IRON RIVER—A long-time officer with the Iron River Police Department has been hired as the city’s new police chief.
Laura Frizzo, who has been with the department for over 18 years, received the appointment. A contract with Frizzo was approved by the Iron River City Council during its Dec. 19 regular meeting.
She succeeds long-time Police Chief Mike Goriesky, who retired last summer.
City Manager Perry Franzoi said the city had received about 25 applications for the position, from as far away as Alabama and Nevada, with many from lower Michigan.
Franzoi, Marquette Police Chief Mike Angeli and Escanaba Public Safety Chief Ken Vanderlinden went over the resumes to select the top three candidates.
The same three conducted the interviews. The two chiefs made a recommendation to Franzoi, who hires department heads. “The three of us were in agreement that Laura was the top candidate,” Franzoi said.
After that, the city attorney and Frizzo prepared contracts, which were merged and approved by the City Council at the Dec. 19 meeting.
Frizzo first worked for the Grand Rapids Police Department and graduated from the Kalamazoo Police Academy.
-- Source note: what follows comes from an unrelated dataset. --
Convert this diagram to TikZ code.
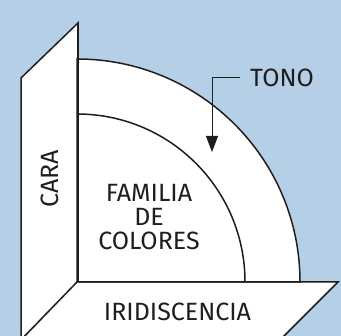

She moved back to the Upper Peninsula when she was offered jobs by the city of Iron River and Marquette County Sheriff’s Department.
She chose the Iron River job and had been an officer here ever since.
• During the meeting, Franzoi reported that a grant application will be put together that would fund an expansion at Global Response, adding up to 25 jobs.
As part of the expansion, the Economic Development Corp. is asking the city to contribute several city-owned lots near the Global Response building on Washington Avenue. Franzoi said he is working with the city assessor to get an evaluation of the property and will probably ask the council to make the property available.
City attorney Mark Tousignant said the city primarily uses the lots for storing snow.
• The council ratified a contract with the city’s public works workers. It is for three years and retroactive to last July 1. The mayor thanked the DPW workers for their patience—the agreement with the AFSCME union was reached with help of a state mediator. The union had accepted the contract earlier.
• Iron River’s recreation committee may be coming back to life--maybe.
Mayor Terry Tarsi said that the old rec committee had been dissolved, and the City Council took over that role. With three new council members taking office in January, he asked whether the committee should be restored.
Tarsi talked about the city’s problems in filling vacancies on its planning commission, zoning board and board of review. Franzoi said he plans to ask again for volunteers early in 2014—he said he could include the recreation committee to see what the interest is.
“We had a pretty active board,” said Tarsi. “We did get things done,” although, he noted, applications for projects at Nelson Field have not yet been approved for a DNR grant.
Jeff Bal of GEI Consultants said April 1 is the deadline to submit DNR grants. “Those things take about two years to bring to fruition.
“So if you’re thinking about something, now’s the time to act, get your committee together, look at your rec plan and see if you’ve got to make any changes.” Any changes to the rec plan have to be approved by the DNR in March.
• The city will attempt to obtain a property on Minckler Street, behind the Oldenburg plant, in an upcoming tax sale.
“These properties tend to get flipped,” said Franzoi, “picked up by people, and they are typically the blighted properties that we have problems with.”
This particular house is a smaller, older one, padlocked, and its owner lives in San Diego. The same person owns property on Seventh that the city has had problems with.
Franzoi suggested that the city demolish the Minckler Street house so it won’t get picked up by someone else. “We have a lot of properties out there that are in that situation, and that is a factor contributing to the blight problem.”
It led to a discussion of demolition fees. Franzoi said the DEQ requires that the material be checked for lead paint and asbestos—if the material meets a standard, it could qualify for a reduced tipping fee at the landfill.
Asked by Tarsi, Franzoi said city crews could do the demolition work itself as long as the city provides paperwork at the disposal site. The manager also noted that under the county’s current waste disposal plan, construction waste can be taken to any site that will accept it. “We aren’t restricted to one landfill site, like it was in the past.
“This is an opportunity to do a little experimentation, to see how this works. It may not be the silver bullet, but I think the positive part is that it takes one of those blighted properties out of circulation.”
Council Member Bill LaRock made a motion that the Franzoi look into purchasing the Minckler Street property, and the council approved 3-1, with Brozak opposed. Brozak said he wanted to see what the costs would be before a decision is made.
• In other business:
--The council approved purchasing BS&A software for the assessor’s office. The purchase was budgeted.
--Approved the county’s hazard mitigation plan for the next five years.
--Agreed to have Franzoi attend the winter institute of the Michigan City Managers Association in Grand Rapids. Franzoi said it is a three-day training session, and the cost is in the budget.